* **Available data**

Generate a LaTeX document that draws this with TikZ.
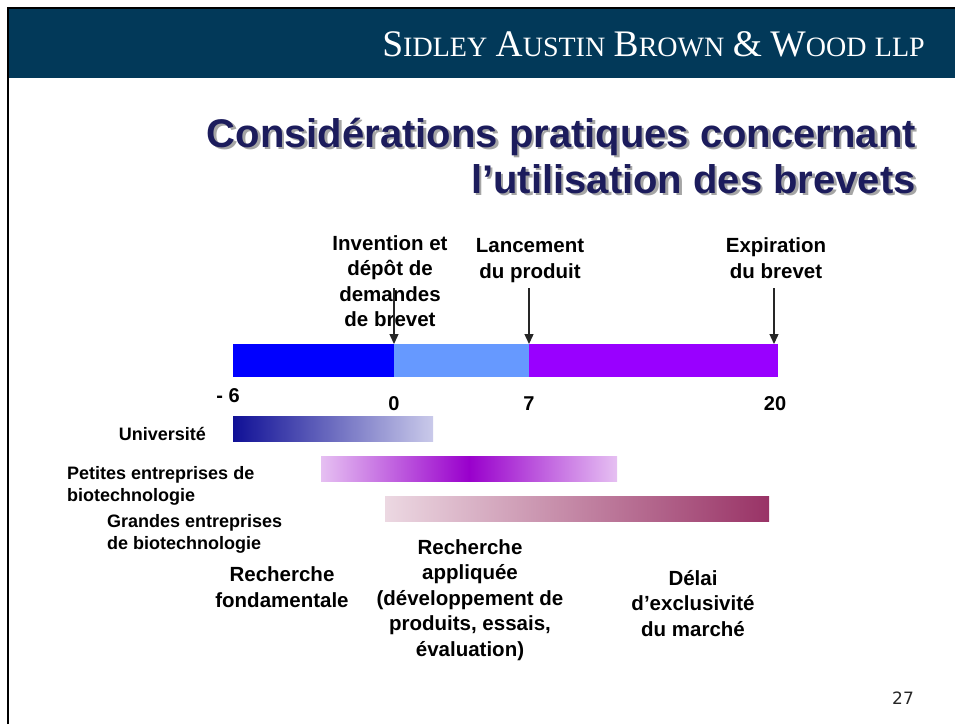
\documentclass[tikz,border=0pt]{standalone}
\usepackage{fontspec}
\setmainfont{Liberation Sans}
\newfontfamily\firmfont{Liberation Serif}
\newfontfamily\pagefont{DejaVu Sans}
\usetikzlibrary{arrows.meta}
\usetikzlibrary{positioning}

\definecolor{bandblue}{RGB}{2,57,89}
\definecolor{titlenavy}{RGB}{28,28,92}
\definecolor{titleshade}{RGB}{165,165,165}
\definecolor{preblue}{RGB}{0,0,255}
\definecolor{protblue}{RGB}{102,153,255}
\definecolor{marketviolet}{RGB}{153,0,255}
\definecolor{uniNavy}{RGB}{16,16,150}
\definecolor{uniPale}{RGB}{202,202,234}
\definecolor{smallPale}{RGB}{230,192,242}
\definecolor{smallPurple}{RGB}{153,0,204}
\definecolor{largePale}{RGB}{236,216,226}
\definecolor{largeWine}{RGB}{153,51,102}

\newcommand{\firmcap}[1]{{\fontsize{37.5}{37.5}\selectfont #1}}
\newcommand{\firmsmall}[1]{{\fontsize{28}{28}\selectfont #1}}

\begin{document}
\begin{tikzpicture}[
    x=1pt, y=-1pt,
    pile/.style={line width=1.3pt, black!85, -{Triangle[width=9pt,length=10pt]}},
    segment/.style={anchor=north west, minimum height=33pt, outer sep=0pt},
    actorbar/.style={anchor=north west, minimum height=25pt, outer sep=0pt},
    titleline/.style={anchor=base east, font=\fontsize{40}{40}\selectfont\bfseries},
    milestone/.style={anchor=base, align=center, font=\fontsize{20.5}{25.5}\selectfont\bfseries},
    tick/.style={anchor=base, font=\fontsize{20}{20}\selectfont\bfseries},
    actor/.style={anchor=base west, align=left, font=\fontsize{18}{22}\selectfont\bfseries},
    phase/.style={anchor=base, align=center, font=\fontsize{20.5}{25.5}\selectfont\bfseries},
    every node/.style={color=black, inner sep=0pt}
    ]

\useasboundingbox (0,0) rectangle (955,724);

% frame and header band
\fill[bandblue] (9,9) rectangle (955,78);
\draw[line width=2.3pt] (7.9,724) -- (7.9,7.9) -- (955,7.9);
\node[anchor=base east, text=white, font=\firmfont\fontsize{34}{34}\selectfont] (firm) at (925,56)
    {\firmcap{S}\firmsmall{IDLEY} \firmcap{A}\firmsmall{USTIN} \firmcap{B}\firmsmall{ROWN} \firmcap{\&} \firmcap{W}\firmsmall{OOD} \firmsmall{LLP}};

% title
\node[titleline, text=titleshade] (title1s) at (918.5,149.5) {Considérations pratiques concernant};
\node[titleline, text=titlenavy] (title1) at (916,147) {Considérations pratiques concernant};
\node[titleline, text=titleshade] (title2s) at (918.5,195.5) {l’utilisation des brevets};
\node[titleline, text=titlenavy] (title2) at (916,193) {l’utilisation des brevets};

% time line (base = last line)
\node[segment, fill=preblue, minimum width=161pt] (preBar) at (233,344) {};
\node[segment, fill=protblue, minimum width=135pt] (protBar) at (394,344) {};
\node[segment, fill=marketviolet, minimum width=248.5pt] (marketBar) at (529,344) {};

\node[milestone] (invention) at (390,326.5) {Invention et\\dépôt de\\demandes\\de brevet};
\node[milestone] (launch) at (530,278) {Lancement\\du produit};
\node[milestone] (expiry) at (776,278) {Expiration\\du brevet};

\coordinate (inventionStart) at (394,288);
\coordinate (launchStart) at (529,288);
\coordinate (expiryStart) at (774,288);
\draw[pile] (inventionStart) -- (protBar.north west);
\draw[pile] (launchStart) -- (marketBar.north west);
\draw[pile] (expiryStart) -- (expiryStart |- marketBar.north);

\node[tick] (tickM6) at (228,402) {- 6};
\node[tick] (tick0) at (394,410) {0};
\node[tick] (tick7) at (529,410) {7};
\node[tick] (tick20) at (775,410) {20};

% who does the research
\node[actorbar, left color=uniNavy, right color=uniPale, minimum width=200pt] (uniBar) at (233,416) {};
\node[actorbar, left color=smallPale, right color=smallPale, middle color=smallPurple, minimum width=296pt] (smallBar) at (321,456) {};
\node[actorbar, left color=largePale, right color=largeWine, minimum width=384pt] (largeBar) at (385,496) {};

\node[actor, anchor=base east] (uniLabel) at (206,440) {Université};
\node[actor] (smallLabel) at (67,501) {Petites entreprises de\\biotechnologie};
\node[actor] (largeLabel) at (107,549) {Grandes entreprises\\de biotechnologie};

% phases
\node[phase] (basicPhase) at (282,607) {Recherche\\fondamentale};
\node[phase] (appliedPhase) at (470,656) {Recherche\\appliquée\\(développement de\\produits, essais,\\évaluation)};
\node[phase] (exclusivePhase) at (693,636) {Délai\\d’exclusivité\\du marché};

\node[anchor=base, font=\pagefont\fontsize{17}{17}\selectfont, text=black!85] (pageNo) at (903,704) {27};

\end{tikzpicture}
\end{document}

* **Written request**
Quote the material exactly. Pictures stay out.

* **Response**
Generate a LaTeX document that draws this with TikZ.
\documentclass[tikz,border=0pt]{standalone}
\usepackage{fontspec}
\setmainfont{Liberation Sans}
\newfontfamily\firmfont{Liberation Serif}
\newfontfamily\pagefont{DejaVu Sans}
\usetikzlibrary{arrows.meta}
\usetikzlibrary{positioning}

\definecolor{bandblue}{RGB}{2,57,89}
\definecolor{titlenavy}{RGB}{28,28,92}
\definecolor{titleshade}{RGB}{165,165,165}
\definecolor{preblue}{RGB}{0,0,255}
\definecolor{protblue}{RGB}{102,153,255}
\definecolor{marketviolet}{RGB}{153,0,255}
\definecolor{uniNavy}{RGB}{16,16,150}
\definecolor{uniPale}{RGB}{202,202,234}
\definecolor{smallPale}{RGB}{230,192,242}
\definecolor{smallPurple}{RGB}{153,0,204}
\definecolor{largePale}{RGB}{236,216,226}
\definecolor{largeWine}{RGB}{153,51,102}

\newcommand{\firmcap}[1]{{\fontsize{37.5}{37.5}\selectfont #1}}
\newcommand{\firmsmall}[1]{{\fontsize{28}{28}\selectfont #1}}

\begin{document}
\begin{tikzpicture}[
    x=1pt, y=-1pt,
    pile/.style={line width=1.3pt, black!85, -{Triangle[width=9pt,length=10pt]}},
    segment/.style={anchor=north west, minimum height=33pt, outer sep=0pt},
    actorbar/.style={anchor=north west, minimum height=25pt, outer sep=0pt},
    titleline/.style={anchor=base east, font=\fontsize{40}{40}\selectfont\bfseries},
    milestone/.style={anchor=base, align=center, font=\fontsize{20.5}{25.5}\selectfont\bfseries},
    tick/.style={anchor=base, font=\fontsize{20}{20}\selectfont\bfseries},
    actor/.style={anchor=base west, align=left, font=\fontsize{18}{22}\selectfont\bfseries},
    phase/.style={anchor=base, align=center, font=\fontsize{20.5}{25.5}\selectfont\bfseries},
    every node/.style={color=black, inner sep=0pt}
    ]

\useasboundingbox (0,0) rectangle (955,724);

% frame and header band
\fill[bandblue] (9,9) rectangle (955,78);
\draw[line width=2.3pt] (7.9,724) -- (7.9,7.9) -- (955,7.9);
\node[anchor=base east, text=white, font=\firmfont\fontsize{34}{34}\selectfont] (firm) at (925,56)
    {\firmcap{S}\firmsmall{IDLEY} \firmcap{A}\firmsmall{USTIN} \firmcap{B}\firmsmall{ROWN} \firmcap{\&} \firmcap{W}\firmsmall{OOD} \firmsmall{LLP}};

% title
\node[titleline, text=titleshade] (title1s) at (918.5,149.5) {Considérations pratiques concernant};
\node[titleline, text=titlenavy] (title1) at (916,147) {Considérations pratiques concernant};
\node[titleline, text=titleshade] (title2s) at (918.5,195.5) {l’utilisation des brevets};
\node[titleline, text=titlenavy] (title2) at (916,193) {l’utilisation des brevets};

% time line (base = last line)
\node[segment, fill=preblue, minimum width=161pt] (preBar) at (233,344) {};
\node[segment, fill=protblue, minimum width=135pt] (protBar) at (394,344) {};
\node[segment, fill=marketviolet, minimum width=248.5pt] (marketBar) at (529,344) {};

\node[milestone] (invention) at (390,326.5) {Invention et\\dépôt de\\demandes\\de brevet};
\node[milestone] (launch) at (530,278) {Lancement\\du produit};
\node[milestone] (expiry) at (776,278) {Expiration\\du brevet};

\coordinate (inventionStart) at (394,288);
\coordinate (launchStart) at (529,288);
\coordinate (expiryStart) at (774,288);
\draw[pile] (inventionStart) -- (protBar.north west);
\draw[pile] (launchStart) -- (marketBar.north west);
\draw[pile] (expiryStart) -- (expiryStart |- marketBar.north);

\node[tick] (tickM6) at (228,402) {- 6};
\node[tick] (tick0) at (394,410) {0};
\node[tick] (tick7) at (529,410) {7};
\node[tick] (tick20) at (775,410) {20};

% who does the research
\node[actorbar, left color=uniNavy, right color=uniPale, minimum width=200pt] (uniBar) at (233,416) {};
\node[actorbar, left color=smallPale, right color=smallPale, middle color=smallPurple, minimum width=296pt] (smallBar) at (321,456) {};
\node[actorbar, left color=largePale, right color=largeWine, minimum width=384pt] (largeBar) at (385,496) {};

\node[actor, anchor=base east] (uniLabel) at (206,440) {Université};
\node[actor] (smallLabel) at (67,501) {Petites entreprises de\\biotechnologie};
\node[actor] (largeLabel) at (107,549) {Grandes entreprises\\de biotechnologie};

% phases
\node[phase] (basicPhase) at (282,607) {Recherche\\fondamentale};
\node[phase] (appliedPhase) at (470,656) {Recherche\\appliquée\\(développement de\\produits, essais,\\évaluation)};
\node[phase] (exclusivePhase) at (693,636) {Délai\\d’exclusivité\\du marché};

\node[anchor=base, font=\pagefont\fontsize{17}{17}\selectfont, text=black!85] (pageNo) at (903,704) {27};

\end{tikzpicture}
\end{document}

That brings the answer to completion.